Большинство экономических прогнозов на 2019 год сегодня исходят из гипотезы о временном (коррекционном) характере нынешних проблем и сохранении «мягкого» тренда на лишь незначительное снижение темпов роста мировой экономики. Между тем два момента — замедление Китая и фун­даментальные изменения на нефтяном рынке — кажутся недооцененными. Масштабы китайского «пузыря» в сфере цен на недвижимость и закредитованности корпоративного сектора столь велики, что «мягкой посадки» мо­жет не получиться. Серьезные исследователи совершенно справедливо от­мечают, что американская экономика не сможет выстоять в случае начала полномасштабного экономического кризиса в КНР. Тренды в добыче нефти в США, а также газа в США и Австралии столь фундаментальны, что они могут изменить глобальные направления экспорта энергоносителей уже на горизонте трех-пяти лет, и рынки способны почувствовать это уже в ближай­шее время. Иначе говоря, оба фактора, которые поддерживают российскую эко­номику — высокая оценка активов в условиях «перекупленности» фондовых рынков и относительно благополучная ситуация на нефтяном рынке, — могут оказаться под вопросом уже в ближайшие год-два. Вероятность такого ва­­рианта развития событий я оценил бы не ниже чем в 40%.

Основная проблема, которая делает ситуацию в России достаточно сложной, заключается в том, что за последние десять лет страна не смогла добиться существенного экономического роста, что отличает ее от западных экономик. В США по итогам 2018 года ВВП в со­поставимых ценах превысит показатель 2008 года на 18,7%. Реальные доходы населения за тот же период выросли на 14,8%, а средняя цена единицы недвижи­мости — на 7,5%. Фондовый рынок показал невиданный скачок: максима­льный показатель того же S&P500, достигнутый в октябре 2007 года, превышен на 71%.В Европе дела не так впечатляющи, но в Германии рост ВВП составил с 2008 года 15,2%, доходы выросли в реальном выра­жении на 12,4%, индекс DAX прибавил от прежних максимумов 38%. В России ситуация хуже: по сравнению с 2008 годом ВВП в постоянных ценах вырос всего на 9,17%, а выраженный в долларах — сократился почти на 6%. Средняя долларовая цена 1 квадратного метра жилой недвижимости в Москве упала в 2,1 раза, а рублевая — на 4%. Фондовый индекс RTS снизился более чем на 56%, а отток капитала за десять лет превысил $ 720 млрд.

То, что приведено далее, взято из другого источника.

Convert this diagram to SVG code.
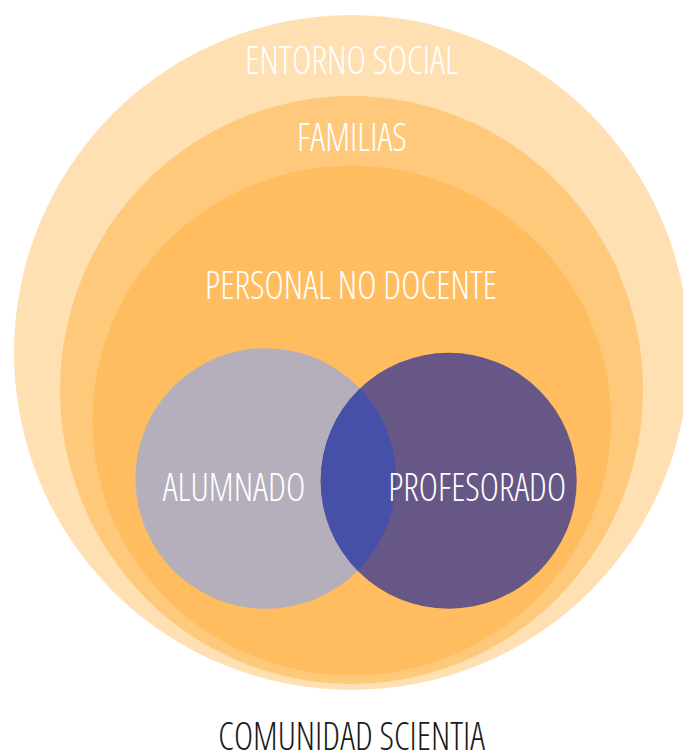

В такой ситуации глобальный экономический кризис, случись он в 2019—2020 гг., не оставит власти выбора. За последние годы Кремль отвечал на два вызова, и ответы были различными. В 2009 году власти реализовали огромный пакет экономических стимулов — и в результате спустя три года курс рубля снизился лишь на 15,4%, а реальные располагаемые доходы граждан выросли на 9,6% (оба показателя: 2011 год к 2008-му) даже несмотря на то, что экономика в целом к концу 2011 года так и не восстановилась до уровня 2008-го. В 2014 году выбрали иной вари­ант: рублю и реальным доходам дали упасть — на 55% и на 9,5% (средневзвешенный курс рубля к доллару и доходы населения сравниваются по показателям 2016 года к 2013-му). Фундаментальное различие этих реакций связано, на мой взгляд, не только с тем, что в стране улучшилось качество макроэкономичекского регулирования и Банк России перешел к практике плавающего обменного курса. Власти поняли, что объяснить гражда­нам серьезные проблемы внешнеполитическими вызовами проще, чем вне­шнеэкономическими — и эта стратегия прекрасно себя показала. Однако ес­ли новый кризис не будет сопровождаться ростом политической напряжен­но­сти, шанс на то, что население будет готово «затянуть пояса», окажется существенно более низким. Кроме того, общие ощущения в 2019 году вовсе не такие как в 2014-ом: власть растеряла значительную часть «посткрымской» поддержки. Все это предполагает, что ответ на вероятный кризис следовало бы выстроить «по лекалам» 2008−2009 гг. — но совершенно не факт, что для этог­о в стране достаточно средств и еще менее очевидно наличие у властей готовности поделиться деньгами с бизнесом и гражданами.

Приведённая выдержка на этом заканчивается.